Namun, di balik ketenangannya, ada rasa malu yang tak bisa ia sembunyikan. Ia merasa harga dirinya diinjak-injak di depan ratusan orang.
Di sisi lain kota, sang penceramah mulai menerima kritik pedas dari berbagai pihak. Banyak komentar di media sosial yang mengecam ucapannya. “Harusnya ustaz itu memberi contoh, bukan merendahkan orang kecil!” tulis salah satu netizen.
Merasa bersalah, penceramah tersebut memutuskan untuk menemui Pak Juki secara langsung. Ia datang ke tempat biasa Pak Juki berjualan, di sudut alun-alun, ditemani beberapa asistennya.
“Assalamu’alaikum, Pak,” sapanya dengan suara pelan.
Pak Juki menoleh, sedikit terkejut melihat sang penceramah datang menghampirinya. “Wa’alaikumsalam, Ustaz. Ada yang bisa saya bantu?”
Penceramah itu duduk di bangku kayu di samping Pak Juki. “Pak, saya datang untuk minta maaf. Saya sadar kemarin saya salah. Kata-kata saya menyinggung perasaan Bapak.”
Pak Juki menatap pria itu sejenak, lalu mengangguk pelan. “Saya sudah memaafkan sejak kemarin, Ustaz. Saya tahu, mungkin Ustaz hanya bercanda.”
“Tapi, candaan saya terlalu kasar,” lanjut sang penceramah. “Saya tidak bermaksud merendahkan, Pak. Justru saya sangat menghormati perjuangan Bapak.”
Pak Juki tersenyum tipis. “Terima kasih, Ustaz. Tapi kalau boleh jujur, kata-kata itu memang menyakitkan. Saya ini cuma penjual es teh. Kadang, yang saya harapkan hanya dihormati seperti manusia pada umumnya.”

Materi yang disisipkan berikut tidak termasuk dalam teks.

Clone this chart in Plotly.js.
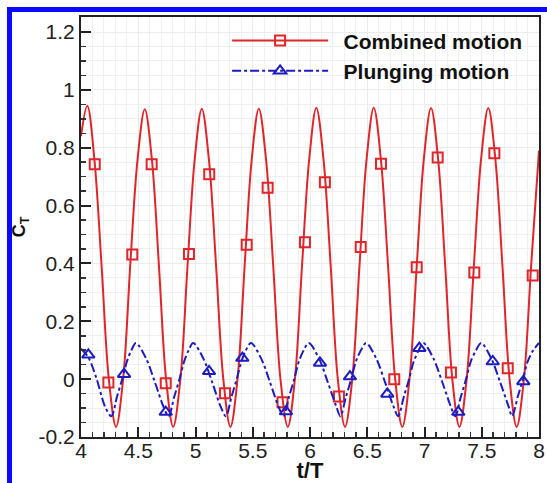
<!DOCTYPE html>
<html>
<head>
<meta charset="utf-8">
<script src="https://cdn.plot.ly/plotly-3.0.1.min.js"></script>
<style>
html,body{margin:0;padding:0;background:#fff;}
#wrap{position:relative;width:547px;height:483px;overflow:hidden;}
#chart{position:absolute;left:0;top:0;width:547px;height:483px;}
.bt{position:absolute;left:7px;top:7px;width:540px;height:5px;background:#0a0aff;}
.bl{position:absolute;left:7px;top:7px;width:5px;height:476px;background:#0a0aff;}
</style>
</head>
<body>
<div id="wrap">
<div id="chart"></div>
<div class="bt"></div>
<div class="bl"></div>
</div>
<script>
// Combined motion curve
const combinedT = [4.000,4.055,4.117,4.180,4.243,4.306,4.368,4.431,4.494,4.557,4.619,4.681,4.743,4.805,4.868,4.930,4.993,5.055,5.117,5.180,5.243,5.305,5.367,5.429,5.491,5.553,5.616,5.679,5.742,5.806,5.868,5.930,5.993,6.055,6.118,6.181,6.243,6.306,6.369,6.432,6.494,6.557,6.619,6.682,6.744,6.806,6.869,6.932,6.994,7.057,7.119,7.181,7.243,7.305,7.368,7.431,7.494,7.557,7.619,7.681,7.743,7.805,7.868,7.931,8.000];
const combinedCT = [0.84,0.945,0.76,0.39,0.0,-0.165,0.0,0.40,0.76,0.933,0.76,0.39,0.0,-0.165,0.0,0.39,0.76,0.935,0.76,0.39,0.0,-0.165,0.0,0.39,0.76,0.935,0.76,0.39,0.0,-0.165,0.0,0.39,0.76,0.938,0.76,0.39,0.0,-0.165,0.0,0.39,0.76,0.938,0.76,0.39,0.0,-0.165,0.0,0.39,0.76,0.937,0.76,0.39,0.0,-0.165,0.0,0.39,0.76,0.937,0.76,0.39,0.0,-0.165,0.0,0.39,0.79];
// Combined motion symbols
const combinedMarkT = [4.12,4.239,4.448,4.617,4.74,4.943,5.12,5.258,5.447,5.63,5.76,5.956,6.13,6.253,6.443,6.62,6.736,6.932,7.115,7.231,7.435,7.61,7.727,7.945];
const combinedMarkCT = [0.743,-0.012,0.431,0.743,-0.014,0.433,0.708,-0.049,0.465,0.662,-0.08,0.473,0.681,-0.06,0.457,0.745,0.0,0.387,0.766,0.023,0.369,0.781,0.038,0.358];
// Plunging motion curve
const plungingT = [4.000,4.065,4.137,4.210,4.265,4.315,4.360,4.400,4.440,4.480,4.570,4.645,4.720,4.765,4.815,4.860,4.900,4.940,4.980,5.070,5.145,5.220,5.265,5.315,5.360,5.400,5.440,5.485,5.575,5.650,5.725,5.767,5.817,5.862,5.902,5.945,5.990,6.080,6.155,6.230,6.265,6.315,6.360,6.400,6.445,6.490,6.580,6.655,6.730,6.770,6.820,6.865,6.905,6.950,6.990,7.080,7.155,7.230,7.268,7.318,7.363,7.403,7.450,7.495,7.585,7.660,7.735,7.765,7.815,7.860,7.900,7.950,8.000];
const plungingCT = [0.105,0.075,0.0,-0.095,-0.128,-0.06,0.0,0.06,0.10,0.125,0.07,-0.01,-0.095,-0.128,-0.06,0.0,0.06,0.10,0.125,0.07,-0.01,-0.095,-0.128,-0.06,0.0,0.06,0.10,0.125,0.07,-0.01,-0.095,-0.128,-0.06,0.0,0.06,0.10,0.125,0.07,-0.01,-0.095,-0.128,-0.06,0.0,0.06,0.10,0.125,0.07,-0.01,-0.095,-0.128,-0.06,0.0,0.06,0.10,0.125,0.07,-0.01,-0.095,-0.128,-0.06,0.0,0.06,0.10,0.125,0.07,-0.01,-0.095,-0.128,-0.06,0.0,0.06,0.10,0.125];
// Plunging motion symbols
const plungingMarkT = [4.064,4.376,4.74,5.118,5.409,5.79,6.087,6.349,6.675,6.955,7.295,7.596,7.863];
const plungingMarkCT = [0.084,0.017,-0.114,0.027,0.073,-0.112,0.056,0.009,-0.051,0.107,-0.114,0.061,-0.008];
const seriesNames = ['Combined motion','Plunging motion'];
const xTickVals = [4,4.5,5,5.5,6,6.5,7,7.5,8];
const xTickText = ['4','4.5','5','5.5','6','6.5','7','7.5','8'];
const yTickVals = [-0.2,0,0.2,0.4,0.6,0.8,1,1.2];
const yTickText = ['-0.2','0','0.2','0.4','0.6','0.8','1','1.2'];

const RED = '#e0262b';
const BLUE = '#1c1cc0';

const traces = [
  {x: combinedT, y: combinedCT, mode:'lines', line:{color:RED, width:2, shape:'spline', smoothing:1}, showlegend:false, hoverinfo:'skip'},
  {x: combinedMarkT, y: combinedMarkCT, mode:'markers', marker:{symbol:'square-open', size:10, color:RED, line:{width:2, color:RED}}, showlegend:false},
  {x: plungingT, y: plungingCT, mode:'lines', line:{color:BLUE, width:2, dash:'dashdot', shape:'spline', smoothing:0.9}, showlegend:false, hoverinfo:'skip'},
  {x: plungingMarkT, y: plungingMarkCT, mode:'markers', marker:{symbol:'triangle-up-open', size:11, color:BLUE, line:{width:2, color:BLUE}}, showlegend:false},
  {x:[null], y:[null], mode:'lines+markers', name:'\u2002<b>'+seriesNames[0]+'</b>', line:{color:RED, width:2}, marker:{symbol:'square-open', size:10, color:RED, line:{width:2,color:RED}}},
  {x:[null], y:[null], mode:'lines+markers', name:'\u2002<b>'+seriesNames[1]+'</b>', line:{color:BLUE, width:2, dash:'dashdot'}, marker:{symbol:'triangle-up-open', size:11, color:BLUE, line:{width:2,color:BLUE}}}
];

const axisCommon = {
  showline:true, linecolor:'#222', linewidth:2, mirror:true,
  ticks:'inside', ticklen:10, tickwidth:2, tickcolor:'#222',
  showgrid:true, gridcolor:'#ececec', gridwidth:1,
  zeroline:false,
  tickfont:{family:'Liberation Sans, Arial, sans-serif', size:21, color:'#222'}
};

const layout = {
  width:547, height:483,
  margin:{l:81, r:8, t:17, b:46, pad:0},
  paper_bgcolor:'#fff', plot_bgcolor:'#fff',
  showlegend:true,
  legend:{x:0.319, y:0.992, xanchor:'left', yanchor:'top', bgcolor:'rgba(0,0,0,0)', borderwidth:0,
          font:{family:'Liberation Sans, Arial, sans-serif', size:21, color:'#111'}, itemwidth:96, tracegroupgap:0},
  xaxis: Object.assign({}, axisCommon, {
    range:[4,8], tickmode:'array', tickvals:xTickVals, ticktext:xTickText, ticklabelstandoff:-6,
    minor:{dtick:0.1, ticks:'inside', ticklen:5, tickwidth:1.5, tickcolor:'#333', showgrid:true, gridcolor:'#f0f0f0', gridwidth:1},
    title:{text:'<b>t/T</b>', font:{family:'Liberation Sans, Arial, sans-serif', size:22, color:'#111'}, standoff:4}
  }),
  yaxis: Object.assign({}, axisCommon, {
    range:[-0.2,1.252], tickmode:'array', tickvals:yTickVals, ticktext:yTickText,
    minor:{dtick:0.05, ticks:'inside', ticklen:5, tickwidth:1.5, tickcolor:'#333', showgrid:true, gridcolor:'#f0f0f0', gridwidth:1},
    title:{text:'<b>C<sub>T</sub></b>', font:{family:'Liberation Sans, Arial, sans-serif', size:18, color:'#111'}, standoff:8}
  })
};
layout.xaxis.automargin = false;
layout.yaxis.automargin = false;

Plotly.newPlot('chart', traces, layout, {displayModeBar:false, staticPlot:true});
</script>
</body>
</html>
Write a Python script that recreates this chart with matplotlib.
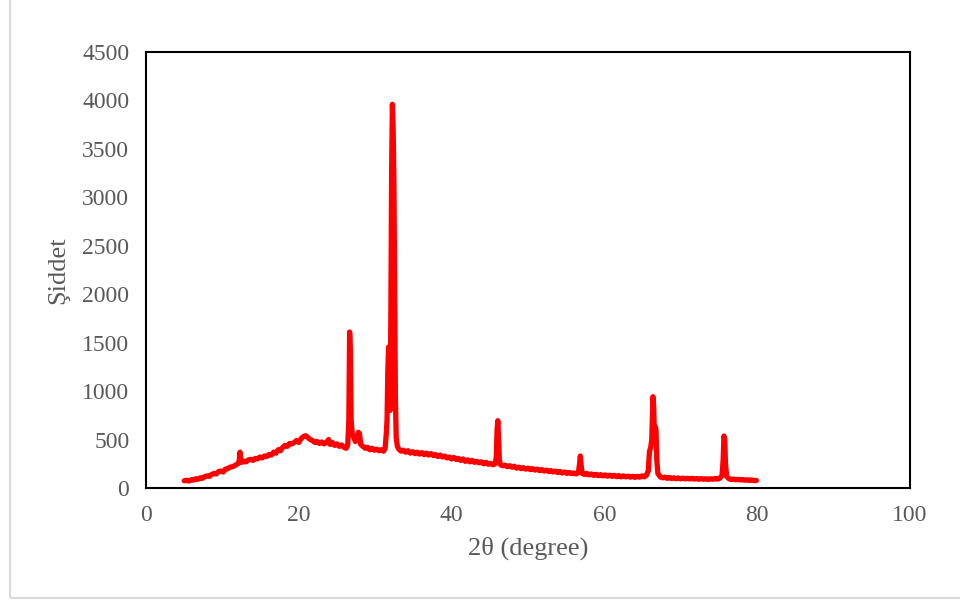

Penceramah itu menunduk, merasa bersalah. “Bapak benar. Saya salah. Sebagai gantinya, saya ingin membantu usaha Bapak. Apa Bapak bersedia menerima?”
Pak Juki menggeleng pelan. “Terima kasih, Ustaz. Saya tidak butuh bantuan. Yang saya butuhkan hanya rasa hormat.”
Kata-kata itu membuat penceramah itu terdiam. Ia menyadari bahwa tidak semua luka bisa diobati dengan uang atau bantuan materi.
Setelah kejadian itu, penceramah tersebut menyampaikan klarifikasi di media sosial dan meminta maaf secara terbuka. Ia juga mengingatkan para pendengarnya untuk lebih berhati-hati dalam berbicara, terutama kepada orang kecil yang sering kali tidak memiliki kekuatan untuk membela diri.
Sementara itu, Pak Juki tetap berjualan seperti biasa. Namun, ia merasa ada pelajaran berharga dari kejadian itu. Sebagai manusia, ia belajar untuk memaafkan, tetapi juga untuk menjaga harga dirinya.
Suatu hari, Rizal kembali membeli es teh darinya. “Pak, saya salut sama Bapak,” katanya sambil menyeruput es teh yang segar.
Pak Juki tersenyum kecil. “Salut kenapa, Nak?”
“Karena meskipun ada yang merendahkan, Bapak tetap tegar. Kalau saya yang di posisi Bapak, mungkin saya sudah marah-marah.”
Pak Juki tertawa kecil. “Nak, hidup ini terlalu singkat untuk menyimpan dendam. Yang penting, kita tahu nilai diri kita. Kalau kita yakin apa yang kita lakukan itu baik, ucapan orang lain nggak akan bisa merendahkan kita.”
Rizal tersenyum. Di bawah langit Magelang yang cerah dan segelas es teh yang dingin, ia belajar pelajaran hidup yang tak ternilai dari seorang pria sederhana bernama Pak Juki.